It has only been about a year and a half since the first 1TB hard drives
began to hit the market -- Hitachi was the first to unveil its 1TB HDD in
January of 2007.
Just this week Hitachi unveiled its second generation 1TB HDD with a 43%
power savings compared to the first generation. The Hitachi drive uses three
platters to get the 1TB capacity and save energy. Today, Seagate announced the
world’s first 1.5TB desktop hard drive called the Barracuda
7200.11 1.5TB.
As you can gather by the name, the drive spins at 7,200 RPM and uses four
platters to reach the massive 1.5TB capacity. Seagate says that this is the
largest increase in storage capacity in the last 50-years and the 500GB
increase in capacity is thanks to improved perpendicular magnetic recording
technology.
Along with the 1.5TB 3.5-inch desktop HDD, Seagate also announced new 500GB
2.5-inch HDDs for use in notebooks. The 500GB notebook drives will ship in
5,400 and 7,200 rpm varieties. The drives are known as the Momentus 5400.6 and
Momentus 7200.4 HDDs.
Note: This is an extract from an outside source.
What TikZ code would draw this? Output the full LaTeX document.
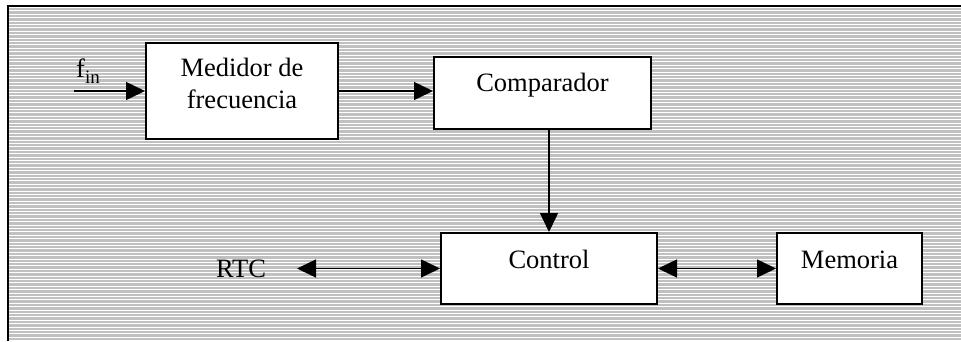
\documentclass[tikz,border=0pt]{standalone}
\usepackage{fontspec}
\setmainfont{Liberation Serif}
\usetikzlibrary{arrows.meta}
\definecolor{bggray}{RGB}{192,192,192}
\tikzset{
  blk/.style={draw=black, line width=2pt, fill=white, inner xsep=0pt, inner ysep=0pt, align=center,
    font=\fontsize{26.5}{32}\selectfont},
  lbl/.style={inner sep=0pt, font=\fontsize{26.5}{32}\selectfont},
  conn/.style={line width=1.5pt, -{Triangle[length=19pt,width=18pt]}},
  dconn/.style={line width=1.5pt, {Triangle[length=19pt,width=18pt]}-{Triangle[length=19pt,width=18pt]}}
}
\begin{document}
\begin{tikzpicture}[x=1pt,y=-1pt]
\useasboundingbox (0,0) rectangle (961,341);
\fill[white] (0,0) rectangle (961,341);
\fill[bggray] (8,6) rectangle (961,341);
\foreach \i in {0,...,98} {
  \draw[white, line width=1pt] (8,{7.5+\i*3.4}) -- (961,{7.5+\i*3.4});
}
\draw[black, line width=2pt] (8,341) -- (8,6) -- (961,6);

\node[blk, minimum width=192pt, minimum height=96pt] (med) at (242,91)
  {\raisebox{-1.5pt}[0pt][0pt]{\begin{tabular}{@{}c@{}}Medidor de\\frecuencia\end{tabular}}};
\node[blk, anchor=north, minimum width=217pt, text height=34pt, text depth=38pt] (comp) at (542.5,56) {Comparador};
\node[blk, anchor=north, minimum width=216pt, text height=35pt, text depth=36pt] (ctrl) at (549,232) {Control};
\node[blk, anchor=north, minimum width=145pt, text height=35pt, text depth=36pt] (mem) at (849.5,232) {Memoria};

\node[lbl] (fin) at (88,71) {f\raisebox{-0.25em}{\fontsize{19}{20}\selectfont in}};
\node[lbl] (rtc) at (241,269) {RTC};
\coordinate (finstart) at (74,91);
\coordinate (rtcend) at (297,269);

\draw[conn] (finstart) -- (finstart -| med.west);
\draw[conn] (med.east) -- (comp.west |- med.east);
\draw[conn] (ctrl.north |- comp.south) -- (ctrl.north);
\draw[dconn] (rtcend |- ctrl.west) -- (ctrl.west);
\draw[dconn] (ctrl.east) -- (mem.west);
\end{tikzpicture}
\end{document}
The 5,400 RPM drive uses an 8MB cache and the 7,200 drive
has a 16MB cache.
Seagate executive VP and general manager of Personal Computer Business
Michael Wingert said in a statement, “Organizations and consumers of all kinds
worldwide continue to create, share and consume digital content at levels never
before seen, giving rise to new markets, new applications and demand for
desktop and notebook computers with unprecedented storage capacity, performance
and reliability. Seagate is committed to powering the next generation of
computing today with the planet’s fastest, highest-capacity and most reliable
storage solutions.”
Seagate announced in 2006 that it expected capacity
of HDDs to hit 2.5TB by 2009. The Seagate 1TB
HDD was announced a bit over a year ago in June 2007.